Given that Senate Majority Leader McConnell (E-KY) has graciously allowed the Senate to vote on S. 3649, the FIRST STEP Act, now's a very good time to let the Drug Policy Alliance help you tell your Reps and Senators to support criminal justice reform by passing it. S. 3649 isn't everything we want, etc., but it would reduce some mandatory minimums, expand the "safety valve" for judges to grant sentences below mandatory minimums, and prevent prosecutors from heaping on longer sentences for firearm possession during first offenses. All of these things will help us actually rehabilitate prisoners (which is what civilized people do!), rather than simply heap more punishments on people in the vain hope that we'll look tougher. Sen. Cotton (E-AK) will try to sabotage the bill with amendments that would gut the bill, because he's so "tough," I guess. But how about regular Americans have a say here, rather than just law-and-order peacocks?
Meanwhile, Congress has also let the Land and Water Conservation Fund expire, as of September 30, so Penn Environment helps you tell your Congressfolk to support conservation efforts by reauthorizing the Land and Water Conservation Fund. Do not brook any absurd complaints from your Congressfolk about "fiscal responsibility" or hysterical hand-wringing about how it'll be "paid for," because it's their job to know that taxes don't actually fund the LWCF; royalties from oil and gas drilling do. They can't believe that "fiscal responsibility" is all about letting oil and gas drilling corporations get away with paying less money in royalties to the American taxpayer, can they? Well, our Congressfolk do believe a lot of strange things -- one of them apparently being that you can just let popular and well-running programs expire without suffering any consequences. They sure are lucky we're here to remind them of the consequences.
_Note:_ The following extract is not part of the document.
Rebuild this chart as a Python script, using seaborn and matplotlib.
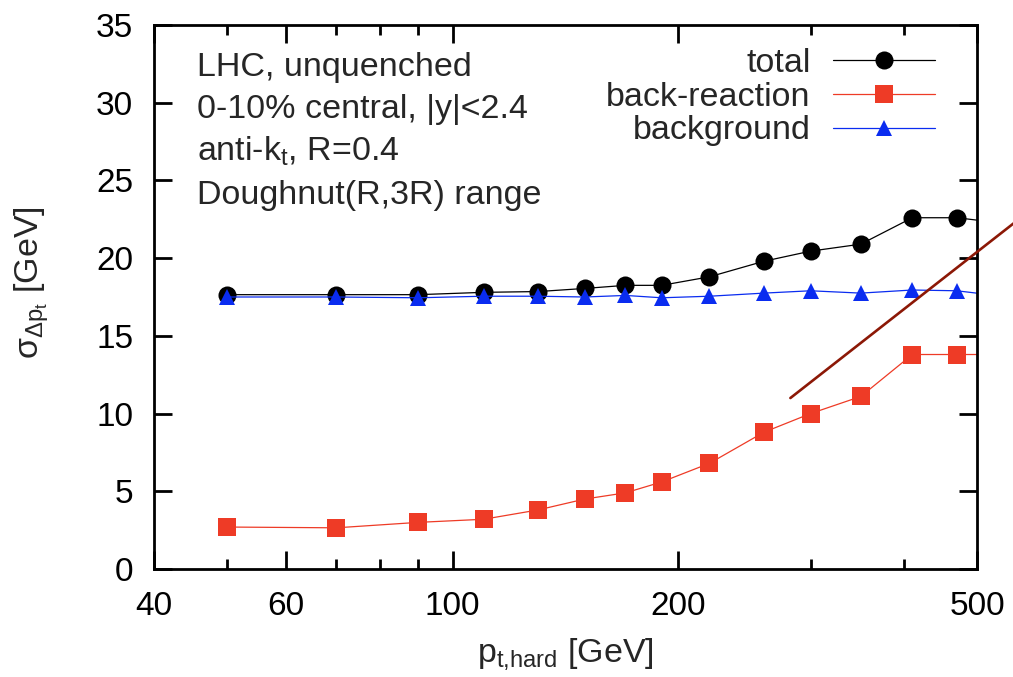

Finally, our President has nominated former George H.W. Bush-era Attorney General William Barr to succeed former Attorney General Jeff Sessions, and if you're thinking a Bush-era Attorney General would be an improvement over Mr. Sessions or Mr. Whittaker, well, William Rivers Pitt at TruthOut reminds you that Mr. Barr did not exactly do yeoman work for the senior Mr. Bush. And he not only comes from an era that prescribed more punishment as the solution to every criminal justice problem, he's never left it! Even worse, he has long been an adherent of the notion that the President Must Always Be Obeyed, just like Supreme Court Justices Alito and Kavanaugh. Gosh, listen to such men and you'd never know our Founders rebelled against exactly the sort of fellow who thought he was right all the time and everyone had to bend to his will! So the Drug Policy Alliance helps youtell your Senators to reject the nomination of Mr. Barr as Attorney General.